*EXERCISE GOAL*.
Copy the data exactly as it appears, and do not include any pictures.

*DATASET EXCERPT*.

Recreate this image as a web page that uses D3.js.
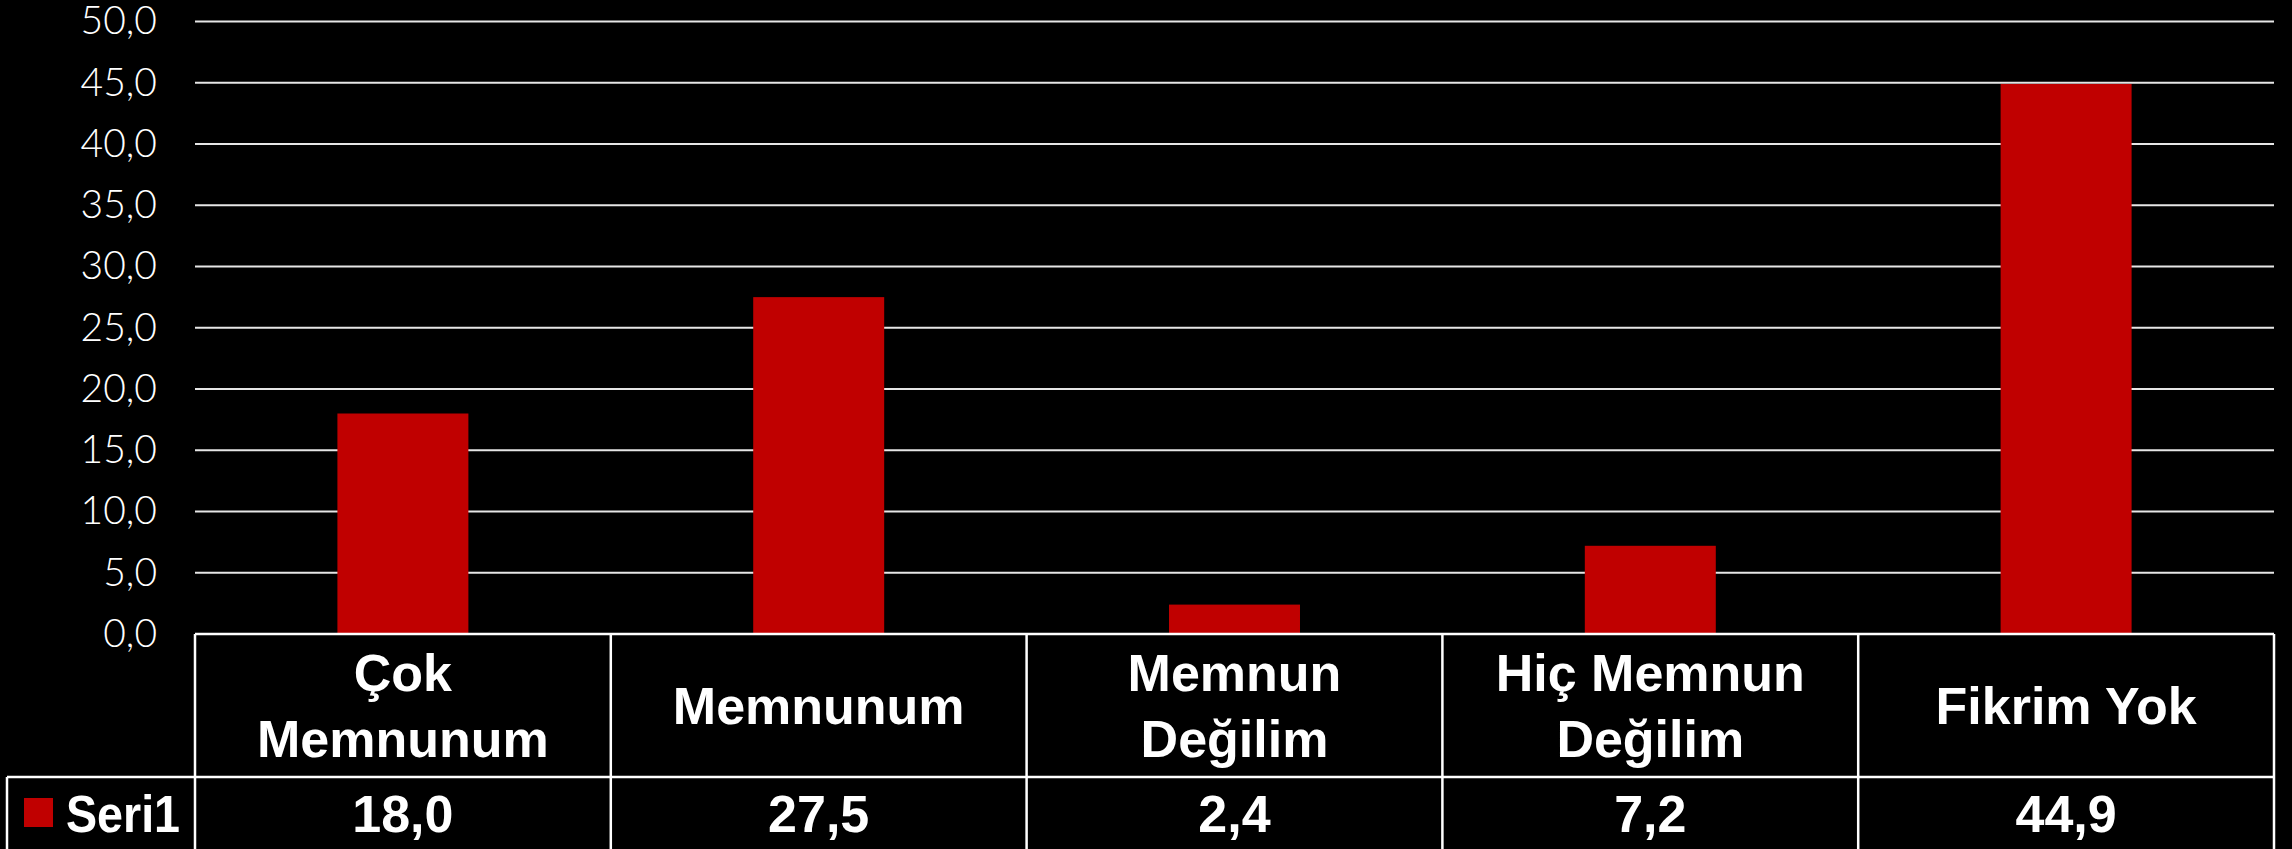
<!DOCTYPE html>
<html>
<head>
<meta charset="utf-8">
<script src="https://cdn.jsdelivr.net/npm/d3@7"></script>
<style>
  html, body { margin: 0; padding: 0; background: #000; }
  svg { display: block; }
</style>
</head>
<body>
<svg id="chart" width="2292" height="849"></svg>
<script>
// ---- data ----
const categories = ["Çok Memnunum", "Memnunum", "Memnun Değilim", "Hiç Memnun Değilim", "Fikrim Yok"];
const categoryLines = [["Çok", "Memnunum"], ["Memnunum"], ["Memnun", "Değilim"], ["Hiç Memnun", "Değilim"], ["Fikrim Yok"]];
const seriesName = "Seri1";
const values = [18.0, 27.5, 2.4, 7.2, 44.9];
const yTicks = [0, 5, 10, 15, 20, 25, 30, 35, 40, 45, 50];

// ---- layout ----
const W = 2292, H = 849;
const plotLeft = 195, plotRight = 2274;
const plotTop = 21.5, plotBottom = 634;
const headerBottom = 777, tableBottom = 910;
const legendLeft = 7;
const barColor = "#C00000";

const svg = d3.select("#chart");
svg.append("rect").attr("width", W).attr("height", H).attr("fill", "#000");

const fmt = v => d3.format(".1f")(v).replace(".", ",");

const y = d3.scaleLinear().domain([0, 50]).range([plotBottom, plotTop]);
const xCell = d3.scaleBand().domain(categories).range([plotLeft, plotRight]).padding(0);
const xBar = d3.scaleBand().domain(categories).range([plotLeft, plotRight])
  .paddingInner(0.685).paddingOuter(0.3425);

// gridlines (via axis)
const yAxis = d3.axisLeft(y).tickValues(yTicks).tickSize(0).tickFormat(fmt).tickPadding(38);
const gAxis = svg.append("g").attr("transform", `translate(${plotLeft},0)`).call(yAxis);
gAxis.select(".domain").remove();
gAxis.selectAll("text")
  .attr("fill", "#fff")
  .style("font-family", "Lato, 'Liberation Sans', sans-serif")
  .style("font-weight", 300)
  .style("font-size", "39px");

svg.append("g").selectAll("line")
  .data(yTicks.filter(t => t > 0))
  .join("line")
  .attr("x1", plotLeft).attr("x2", plotRight)
  .attr("y1", d => y(d)).attr("y2", d => y(d))
  .attr("stroke", "#e6e6e6").attr("stroke-width", 2);

// bars
svg.append("g").selectAll("rect")
  .data(values)
  .join("rect")
  .attr("x", (d, i) => xBar(categories[i]))
  .attr("width", xBar.bandwidth())
  .attr("y", d => y(d))
  .attr("height", d => y(0) - y(d))
  .attr("fill", barColor);

// data table
const tbl = svg.append("g").attr("stroke", "#fff").attr("stroke-width", 2.5).attr("fill", "none");
tbl.append("line").attr("x1", plotLeft).attr("x2", plotRight).attr("y1", plotBottom).attr("y2", plotBottom);
tbl.append("line").attr("x1", legendLeft).attr("x2", plotRight).attr("y1", headerBottom).attr("y2", headerBottom);
tbl.append("line").attr("x1", legendLeft).attr("x2", legendLeft).attr("y1", headerBottom).attr("y2", tableBottom);
tbl.selectAll("line.v")
  .data(categories.map(c => xCell(c)).concat([plotRight]))
  .join("line").attr("class", "v")
  .attr("x1", d => d).attr("x2", d => d)
  .attr("y1", plotBottom).attr("y2", tableBottom);

const textFont = "'Liberation Sans', Arial, sans-serif";
const headerMid = (plotBottom + headerBottom) / 2;
const capHalf = 18.5, lineGap = 66;

const hdr = svg.append("g");
categories.forEach((c, i) => {
  const lines = categoryLines[i];
  const cx = xCell(c) + xCell.bandwidth() / 2;
  const n = lines.length;
  const t = hdr.append("text")
    .attr("text-anchor", "middle")
    .attr("fill", "#fff")
    .style("font-family", textFont)
    .style("font-weight", "bold")
    .style("font-size", "52px");
  lines.forEach((ln, k) => {
    t.append("tspan")
      .attr("x", cx)
      .attr("y", headerMid + capHalf + (k - (n - 1) / 2) * lineGap)
      .text(ln);
  });
});

// value row
const valBaseline = 832;
svg.append("g").selectAll("text")
  .data(values)
  .join("text")
  .attr("x", (d, i) => xCell(categories[i]) + xCell.bandwidth() / 2)
  .attr("y", valBaseline)
  .attr("text-anchor", "middle")
  .attr("fill", "#fff")
  .style("font-family", textFont)
  .style("font-weight", "bold")
  .style("font-size", "52px")
  .text(d => fmt(d));

// legend cell
svg.append("rect").attr("x", 24).attr("y", 798).attr("width", 29).attr("height", 29).attr("fill", barColor);
svg.append("text")
  .attr("x", 66).attr("y", valBaseline)
  .attr("fill", "#fff")
  .style("font-family", textFont)
  .style("font-weight", "bold")
  .style("font-size", "52px")
  .attr("textLength", 114)
  .attr("lengthAdjust", "spacingAndGlyphs")
  .text(seriesName);
</script>
</body>
</html>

*RESPONSE TO THE EXERCISE*.
Recreate this image as a web page that uses D3.js.
<!DOCTYPE html>
<html>
<head>
<meta charset="utf-8">
<script src="https://cdn.jsdelivr.net/npm/d3@7"></script>
<style>
  html, body { margin: 0; padding: 0; background: #000; }
  svg { display: block; }
</style>
</head>
<body>
<svg id="chart" width="2292" height="849"></svg>
<script>
// ---- data ----
const categories = ["Çok Memnunum", "Memnunum", "Memnun Değilim", "Hiç Memnun Değilim", "Fikrim Yok"];
const categoryLines = [["Çok", "Memnunum"], ["Memnunum"], ["Memnun", "Değilim"], ["Hiç Memnun", "Değilim"], ["Fikrim Yok"]];
const seriesName = "Seri1";
const values = [18.0, 27.5, 2.4, 7.2, 44.9];
const yTicks = [0, 5, 10, 15, 20, 25, 30, 35, 40, 45, 50];

// ---- layout ----
const W = 2292, H = 849;
const plotLeft = 195, plotRight = 2274;
const plotTop = 21.5, plotBottom = 634;
const headerBottom = 777, tableBottom = 910;
const legendLeft = 7;
const barColor = "#C00000";

const svg = d3.select("#chart");
svg.append("rect").attr("width", W).attr("height", H).attr("fill", "#000");

const fmt = v => d3.format(".1f")(v).replace(".", ",");

const y = d3.scaleLinear().domain([0, 50]).range([plotBottom, plotTop]);
const xCell = d3.scaleBand().domain(categories).range([plotLeft, plotRight]).padding(0);
const xBar = d3.scaleBand().domain(categories).range([plotLeft, plotRight])
  .paddingInner(0.685).paddingOuter(0.3425);

// gridlines (via axis)
const yAxis = d3.axisLeft(y).tickValues(yTicks).tickSize(0).tickFormat(fmt).tickPadding(38);
const gAxis = svg.append("g").attr("transform", `translate(${plotLeft},0)`).call(yAxis);
gAxis.select(".domain").remove();
gAxis.selectAll("text")
  .attr("fill", "#fff")
  .style("font-family", "Lato, 'Liberation Sans', sans-serif")
  .style("font-weight", 300)
  .style("font-size", "39px");

svg.append("g").selectAll("line")
  .data(yTicks.filter(t => t > 0))
  .join("line")
  .attr("x1", plotLeft).attr("x2", plotRight)
  .attr("y1", d => y(d)).attr("y2", d => y(d))
  .attr("stroke", "#e6e6e6").attr("stroke-width", 2);

// bars
svg.append("g").selectAll("rect")
  .data(values)
  .join("rect")
  .attr("x", (d, i) => xBar(categories[i]))
  .attr("width", xBar.bandwidth())
  .attr("y", d => y(d))
  .attr("height", d => y(0) - y(d))
  .attr("fill", barColor);

// data table
const tbl = svg.append("g").attr("stroke", "#fff").attr("stroke-width", 2.5).attr("fill", "none");
tbl.append("line").attr("x1", plotLeft).attr("x2", plotRight).attr("y1", plotBottom).attr("y2", plotBottom);
tbl.append("line").attr("x1", legendLeft).attr("x2", plotRight).attr("y1", headerBottom).attr("y2", headerBottom);
tbl.append("line").attr("x1", legendLeft).attr("x2", legendLeft).attr("y1", headerBottom).attr("y2", tableBottom);
tbl.selectAll("line.v")
  .data(categories.map(c => xCell(c)).concat([plotRight]))
  .join("line").attr("class", "v")
  .attr("x1", d => d).attr("x2", d => d)
  .attr("y1", plotBottom).attr("y2", tableBottom);

const textFont = "'Liberation Sans', Arial, sans-serif";
const headerMid = (plotBottom + headerBottom) / 2;
const capHalf = 18.5, lineGap = 66;

const hdr = svg.append("g");
categories.forEach((c, i) => {
  const lines = categoryLines[i];
  const cx = xCell(c) + xCell.bandwidth() / 2;
  const n = lines.length;
  const t = hdr.append("text")
    .attr("text-anchor", "middle")
    .attr("fill", "#fff")
    .style("font-family", textFont)
    .style("font-weight", "bold")
    .style("font-size", "52px");
  lines.forEach((ln, k) => {
    t.append("tspan")
      .attr("x", cx)
      .attr("y", headerMid + capHalf + (k - (n - 1) / 2) * lineGap)
      .text(ln);
  });
});

// value row
const valBaseline = 832;
svg.append("g").selectAll("text")
  .data(values)
  .join("text")
  .attr("x", (d, i) => xCell(categories[i]) + xCell.bandwidth() / 2)
  .attr("y", valBaseline)
  .attr("text-anchor", "middle")
  .attr("fill", "#fff")
  .style("font-family", textFont)
  .style("font-weight", "bold")
  .style("font-size", "52px")
  .text(d => fmt(d));

// legend cell
svg.append("rect").attr("x", 24).attr("y", 798).attr("width", 29).attr("height", 29).attr("fill", barColor);
svg.append("text")
  .attr("x", 66).attr("y", valBaseline)
  .attr("fill", "#fff")
  .style("font-family", textFont)
  .style("font-weight", "bold")
  .style("font-size", "52px")
  .attr("textLength", 114)
  .attr("lengthAdjust", "spacingAndGlyphs")
  .text(seriesName);
</script>
</body>
</html>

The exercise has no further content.